PROVIDED DATA –
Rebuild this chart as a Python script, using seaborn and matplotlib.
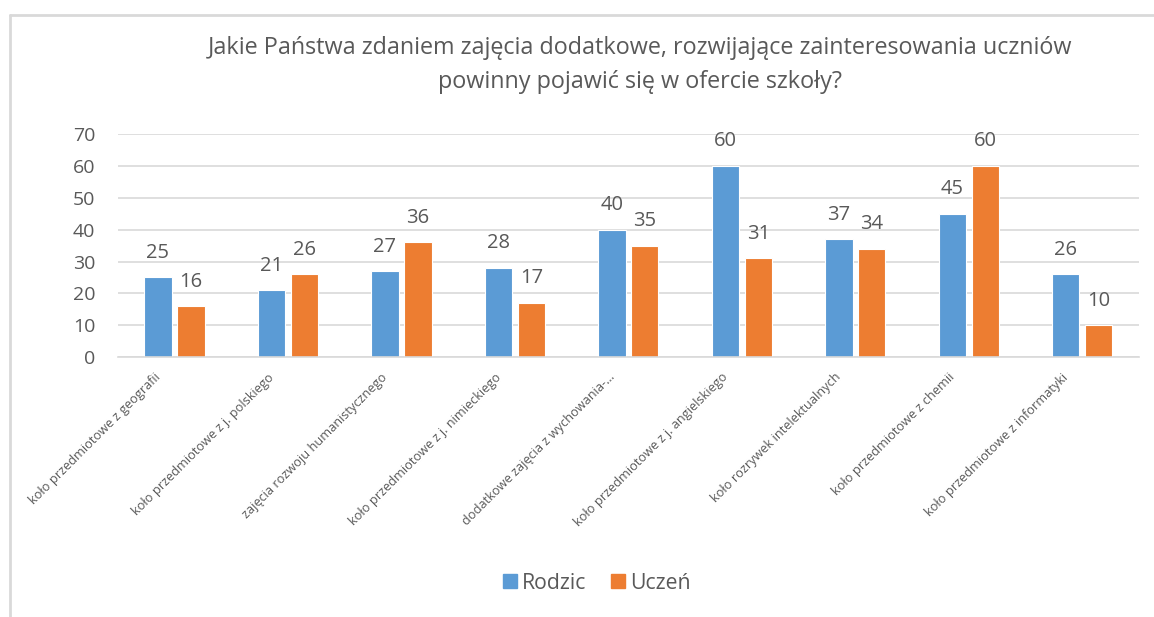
import pandas as pd
import matplotlib
matplotlib.use('Agg')
import matplotlib.pyplot as plt
import matplotlib.transforms as mtransforms
from matplotlib.lines import Line2D
import seaborn as sns

sns.set_style('white')
plt.rcParams['font.family'] = ['Open Sans', 'DejaVu Sans']

# ---- data
categories = [
    'koło przedmiotowe z geografii',
    'koło przedmiotowe z j. polskiego',
    'zajęcia rozwoju humanistycznego',
    'koło przedmiotowe z j. nimieckiego',
    'dodatkowe zajęcia z wychowania-...',
    'koło przedmiotowe z j. angielskiego',
    'koło rozrywek intelektualnych',
    'koło przedmiotowe z chemii',
    'koło przedmiotowe z informatyki',
]
rodzic = [25, 21, 27, 28, 40, 60, 37, 45, 26]
uczen = [16, 26, 36, 17, 35, 31, 34, 60, 10]
series = ['Rodzic', 'Uczeń']
colors = ['#5B9BD5', '#ED7D31']
yticks = [0, 10, 20, 30, 40, 50, 60, 70]

df = pd.DataFrame({
    'kategoria': categories * 2,
    'seria': [series[0]] * len(categories) + [series[1]] * len(categories),
    'wartosc': rodzic + uczen,
})

text_col = '#595959'
grid_col = '#D9D9D9'

fig = plt.figure(figsize=(11.54, 6.17), dpi=100)
ax = fig.add_axes([0.102, 0.421, 0.885, 0.362])

sns.barplot(data=df, x='kategoria', y='wartosc', hue='seria', order=categories,
            hue_order=series, palette=colors, width=0.58, gap=0.17,
            edgecolor='white', linewidth=0.8, saturation=1, ax=ax, legend=False)

for cont in ax.containers:
    ax.bar_label(cont, fmt='%d', padding=10.5, fontsize=14.5, color=text_col)

ax.set_ylim(0, 70)
ax.set_yticks(yticks)
ax.set_xlim(-0.5, len(categories) - 0.5)
ax.yaxis.grid(True, color=grid_col, linewidth=1.2)
ax.set_axisbelow(True)
for s in ['top', 'right', 'left']:
    ax.spines[s].set_visible(False)
ax.spines['bottom'].set_color(grid_col)
ax.spines['bottom'].set_linewidth(1.2)
ax.tick_params(axis='both', length=0)
ax.tick_params(axis='y', labelsize=14, labelcolor=text_col, pad=16)
ax.set_xlabel('')
ax.set_ylabel('')
ax.set_xticks(range(len(categories)))
ax.set_xticklabels(categories, rotation=45, ha='right', va='center',
                   rotation_mode='anchor', fontsize=9.2, color=text_col)
ax.tick_params(axis='x', pad=13)
shift = mtransforms.ScaledTranslation(-16 / 100, 0, fig.dpi_scale_trans)
for lab in ax.get_xticklabels():
    lab.set_transform(lab.get_transform() + shift)

fig.text(0.555, 0.922, 'Jakie Państwa zdaniem zajęcia dodatkowe, rozwijające zainteresowania uczniów',
         ha='center', va='center', fontsize=16.8, color=text_col)
fig.text(0.555, 0.867, 'powinny pojawić się w ofercie szkoły?',
         ha='center', va='center', fontsize=16.8, color=text_col)

handles = [Line2D([], [], marker='s', linestyle='', markersize=10,
                  markerfacecolor=c, markeredgecolor=c) for c in colors]
fig.legend(handles, series, loc='center', bbox_to_anchor=(0.516, 0.055), ncol=2,
           frameon=False, fontsize=15.3, labelcolor=text_col, handletextpad=0.15,
           columnspacing=1.0, handlelength=0.9)

# chart frame (top and left edges visible in the screenshot)
fig.add_artist(Line2D([10 / 1154, 1.0], [1 - 15 / 617] * 2, color='#D9D9D9', linewidth=2,
                      transform=fig.transFigure))
fig.add_artist(Line2D([10 / 1154] * 2, [0.0, 1 - 15 / 617], color='#D9D9D9', linewidth=2,
                      transform=fig.transFigure))

fig.savefig('out.png', dpi=100)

AIM OF THE EXERCISE – Give again, exactly, the lines from the start of the data through the one holding "import seaborn as sns"; omit the pictures.

EXPECTED OUTPUT –
Rebuild this chart as a Python script, using seaborn and matplotlib.
import pandas as pd
import matplotlib
matplotlib.use('Agg')
import matplotlib.pyplot as plt
import matplotlib.transforms as mtransforms
from matplotlib.lines import Line2D
import seaborn as sns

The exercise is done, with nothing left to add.